The Klau Institute has announced its 2023 Summer Fellows, Notre Dame law students working in public interest organizations that promote civil or human rights, and/or the enforcement of federal rights on behalf of underrepresented minorities. In this, its seventh year, the program has grown to support more students than ever before. The 2023 Summer Fellows are:
Maria Hatzisavas, a second year law student, will serve at Beyond Legal Aid in Chicago, Illinois. Beyond Legal Aid uses its community partnerships to send its attorneys into underserved communities to provide legal services. “I am thrilled to be part of an organization that prioritizes accessibility and structures its services around the input of community leaders and members,” says Hatzisavas. “I have been advocating for a community-focused model in policymaking since my undergraduate years, so I look forward to incorporating it into my legal work.”
Alexandra Lesnik, a second year law student, will serve at Root and Rebound in Greenville, South Carolina. Root and Rebound seeks to restore power to families and communities most harmed by mass incarceration by providing reentry support to address the innumerable barriers to those with criminal records. Says Lesnik, “I am honored to join this work and support individuals and communities in pursuit of justice, liberation, and healing.”

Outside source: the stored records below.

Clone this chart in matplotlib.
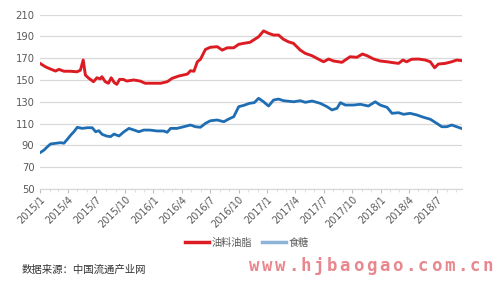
import matplotlib
matplotlib.use("Agg")
import matplotlib.pyplot as plt
import matplotlib.dates as mdates
from matplotlib.lines import Line2D
import pandas as pd

# 油料油脂 / 食糖 价格指数 (2015/1 - 2018/9), 近似值
oil_dates = [
    "2015-01-01", "2015-01-19", "2015-02-04", "2015-02-20", "2015-03-03", "2015-03-19",
    "2015-04-09", "2015-04-30", "2015-05-11", "2015-05-20", "2015-05-27", "2015-06-06",
    "2015-06-22", "2015-07-03", "2015-07-14", "2015-07-19", "2015-07-30", "2015-08-09",
    "2015-08-18", "2015-08-28", "2015-09-05", "2015-09-14", "2015-09-26", "2015-10-07",
    "2015-10-29", "2015-11-19", "2015-12-05", "2015-12-21", "2016-01-24", "2016-02-14",
    "2016-03-01", "2016-03-22", "2016-04-19", "2016-04-29", "2016-05-10", "2016-05-21",
    "2016-05-31", "2016-06-16", "2016-07-02", "2016-07-24", "2016-08-09", "2016-08-25",
    "2016-09-15", "2016-10-01", "2016-10-17", "2016-11-06", "2016-12-04", "2016-12-20",
    "2017-01-05", "2017-01-21", "2017-02-06", "2017-02-22", "2017-03-10", "2017-03-26",
    "2017-04-17", "2017-05-03", "2017-05-25", "2017-06-15", "2017-07-01", "2017-07-17",
    "2017-08-02", "2017-08-29", "2017-09-24", "2017-10-16", "2017-11-03", "2017-11-18",
    "2017-12-09", "2017-12-30", "2018-01-21", "2018-02-11", "2018-02-27", "2018-03-13",
    "2018-03-25", "2018-04-10", "2018-05-02", "2018-05-24", "2018-06-09", "2018-06-23",
    "2018-07-05", "2018-07-27", "2018-08-17", "2018-09-02", "2018-09-20",
]
oil_vals = [
    165.2, 162.0, 160.0, 158.2, 159.7, 158.0,
    158.0, 157.5, 159.0, 168.3, 154.5, 151.8,
    148.4, 152.0, 151.0, 153.0, 148.4, 147.0,
    152.0, 147.5, 146.0, 150.5, 150.5, 149.0,
    150.0, 149.0, 147.0, 147.0, 147.0, 148.4,
    151.5, 153.6, 155.4, 158.5, 158.0, 166.7,
    169.0, 178.0, 180.0, 180.5, 177.4, 179.5,
    179.5, 182.7, 183.6, 184.5, 189.6, 195.0,
    192.8, 191.2, 191.2, 187.3, 185.0, 183.6,
    177.4, 174.4, 172.2, 169.0, 166.7, 169.2,
    167.4, 166.2, 171.3, 170.8, 173.8, 172.2,
    169.2, 167.4, 166.7, 165.8, 165.2, 168.3,
    166.7, 169.0, 169.2, 168.3, 166.7, 161.2,
    164.6, 165.2, 166.7, 168.3, 167.7,
]

sugar_dates = [
    "2015-01-01", "2015-01-14", "2015-01-25", "2015-02-04", "2015-02-20", "2015-03-08",
    "2015-03-19", "2015-03-30", "2015-04-10", "2015-04-20", "2015-05-01", "2015-05-17",
    "2015-06-02", "2015-06-18", "2015-06-29", "2015-07-09", "2015-07-20", "2015-08-03",
    "2015-08-16", "2015-08-27", "2015-09-12", "2015-09-28", "2015-10-14", "2015-10-30",
    "2015-11-15", "2015-12-01", "2015-12-22", "2016-01-13", "2016-02-03", "2016-02-14",
    "2016-02-25", "2016-03-17", "2016-04-07", "2016-04-29", "2016-05-15", "2016-05-31",
    "2016-06-16", "2016-07-02", "2016-07-24", "2016-08-14", "2016-08-30", "2016-09-15",
    "2016-10-01", "2016-10-17", "2016-11-05", "2016-11-20", "2016-12-04", "2016-12-20",
    "2017-01-05", "2017-01-21", "2017-02-06", "2017-02-22", "2017-03-27", "2017-04-17",
    "2017-05-03", "2017-05-25", "2017-06-20", "2017-07-12", "2017-07-28", "2017-08-13",
    "2017-08-24", "2017-09-09", "2017-10-05", "2017-10-27", "2017-11-22", "2017-12-14",
    "2017-12-30", "2018-01-21", "2018-02-06", "2018-02-27", "2018-03-15", "2018-04-05",
    "2018-04-27", "2018-05-18", "2018-06-09", "2018-06-30", "2018-07-16", "2018-08-01",
    "2018-08-17", "2018-09-02", "2018-09-20",
]
sugar_vals = [
    83.3, 85.7, 88.8, 91.3, 91.9, 92.5,
    92.0, 95.6, 99.5, 102.5, 106.6, 105.6,
    106.2, 106.2, 102.5, 103.5, 100.1, 98.6,
    98.0, 100.4, 98.6, 102.5, 105.6, 104.1,
    102.5, 104.1, 104.0, 103.2, 103.2, 102.0,
    105.6, 105.6, 107.1, 108.7, 107.1, 106.6,
    110.2, 112.6, 113.3, 111.7, 114.2, 116.3,
    125.5, 126.7, 128.6, 129.2, 133.2, 130.0,
    126.1, 131.6, 132.5, 131.0, 130.0, 131.0,
    129.5, 130.7, 128.6, 125.5, 122.5, 124.0,
    129.2, 127.0, 127.0, 127.7, 126.1, 130.0,
    127.0, 124.9, 119.4, 120.0, 118.5, 119.4,
    117.9, 115.8, 114.0, 110.2, 107.1, 107.1,
    108.7, 107.1, 105.3,
]

series_names = ["油料油脂", "食糖"]
yticks = [50, 70, 90, 110, 130, 150, 170, 190, 210]

RED = "#dc1c22"
BLUE = "#1f6db2"
BLUE_LEG = "#8db3d7"
GRID = "#d9d9d9"
TXT = "#595959"
CJK = ["Noto Sans CJK SC", "DejaVu Sans"]

fig = plt.figure(figsize=(4.98, 2.91), dpi=100)
ax = fig.add_axes([0.0803, 0.3505, 0.848, 0.5995])

ax.plot(pd.to_datetime(oil_dates), oil_vals, color=RED, lw=2.1, solid_joinstyle="round")
ax.plot(pd.to_datetime(sugar_dates), sugar_vals, color=BLUE, lw=2.0, solid_joinstyle="round")

ax.set_ylim(50, 210)
ax.set_yticks(yticks)
ax.set_xlim(pd.Timestamp(oil_dates[0]), pd.Timestamp(oil_dates[-1]))
ax.yaxis.grid(True, color=GRID, lw=0.9)
ax.set_axisbelow(True)
for s in ["top", "right", "left"]:
    ax.spines[s].set_visible(False)
ax.spines["bottom"].set_color(GRID)
ax.spines["bottom"].set_linewidth(0.9)

ax.xaxis.set_major_locator(mdates.MonthLocator(bymonth=[1, 4, 7, 10]))
ax.xaxis.set_minor_locator(mdates.MonthLocator())
ax.xaxis.set_major_formatter(
    matplotlib.ticker.FuncFormatter(lambda v, p: f"{mdates.num2date(v).year}/{mdates.num2date(v).month}"))
ax.tick_params(axis="y", length=0, labelsize=7.2, labelcolor=TXT, pad=4)
ax.tick_params(axis="x", which="major", length=3, color="#bfbfbf", labelsize=7, labelcolor=TXT, pad=1)
ax.tick_params(axis="x", which="minor", length=2, color="#d9d9d9")
for lab in ax.get_xticklabels():
    lab.set_rotation(45)
    lab.set_ha("right")
    lab.set_rotation_mode("anchor")

handles = [Line2D([], [], color=RED, lw=2.5), Line2D([], [], color=BLUE_LEG, lw=2.5)]
fig.legend(handles, series_names, loc="center", bbox_to_anchor=(0.495, 1 - 243 / 291),
           ncol=2, frameon=False, prop={"family": CJK, "size": 7.3}, labelcolor=TXT,
           handlelength=2.4, handletextpad=0.2, columnspacing=1.0)

fig.text(22 / 498, 1 - 270 / 291, "数据来源：中国流通产业网", family=CJK, fontsize=7.5,
         color="#333333", va="center", ha="left")

# 水印
mark = "www.hjbaogao.com.cn"
for i, ch in enumerate(mark):
    fig.text((254 + i * 13.0) / 498, 1 - 266 / 291, ch, family="DejaVu Sans Mono", fontweight="bold",
             fontsize=12.5, color="#e67a82", alpha=0.9, ha="center", va="center")

fig.savefig("out.png", dpi=100)
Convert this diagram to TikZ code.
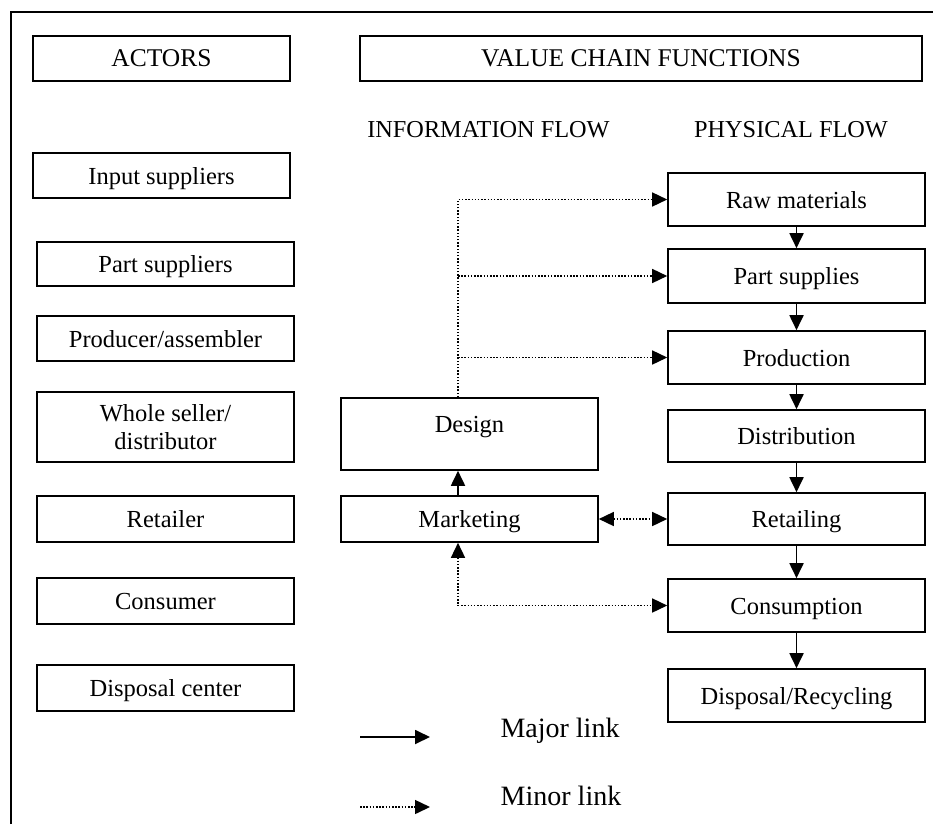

Adam Miller, a first year law student, will clerk at the Innocence Project New Orleans (IPNO) this summer, assisting with the investigation and litigation of post-conviction claims of the wrongfully convicted in Louisiana serving life sentences. “I am incredibly grateful for the opportunity to work to right that ultimate wrong: the revocation of life and liberty by the State, with justice for nobody,” says Miller. “It’s important to remember that wrongful convictions always beget victims, with its shrapnel fundamentally human.”
Allison Morcus, a second year law student, will intern at Legal Aid Chicago, an organization that provides free civil legal services to people living in poverty. She will work on the Immigration Team, assisting clients with applications for asylum, U-Visas, and employment authorization. “I am so thankful for the opportunity to work with an organization that is dedicated to removing barriers to justice and empowering marginalized individuals,” says Morcus.
Ayanna Murphy, a first year law student, will work in the family law division of Ascend Justice in Chicago. The organization helps to mitigate the effects of gender-based violence through services such as personal protection orders, visas, and temporary housing. “I am honored to have this opportunity to work with an organization that provides advocacy for underserved communities,” says Murphy. “I hope that with what I learn during this summer, I will be able to help bring further awareness of these issues and their impacts to the community.”
Daryl Naquin, a second year law student, will work as a summer litigation intern at the NAACP Legal Defense and Education Fund in New York City. “I'm grateful to Christ for blessing me with this opportunity to advance LDF's mission of achieving racial justice for all in the areas of economic justice, voting rights, criminal justice, and education,” says Naquin. “My desire is to faithfully serve God, and it is a privilege to do so while supporting LDF's work of uplifting the marginalized and forgotten.”
The Klau Institute Summer Fellowship program has previously supported work at the Mexican American Legal Defense and Education Fund, the Sargent Shiver Poverty Law Center, the Equal Employment Opportunity Commission, and the US Department of Justice, and many others. Fellows receive funding to assist with travel and living expenses, and upon return to campus, share their experiences and lessons with the Notre Dame community.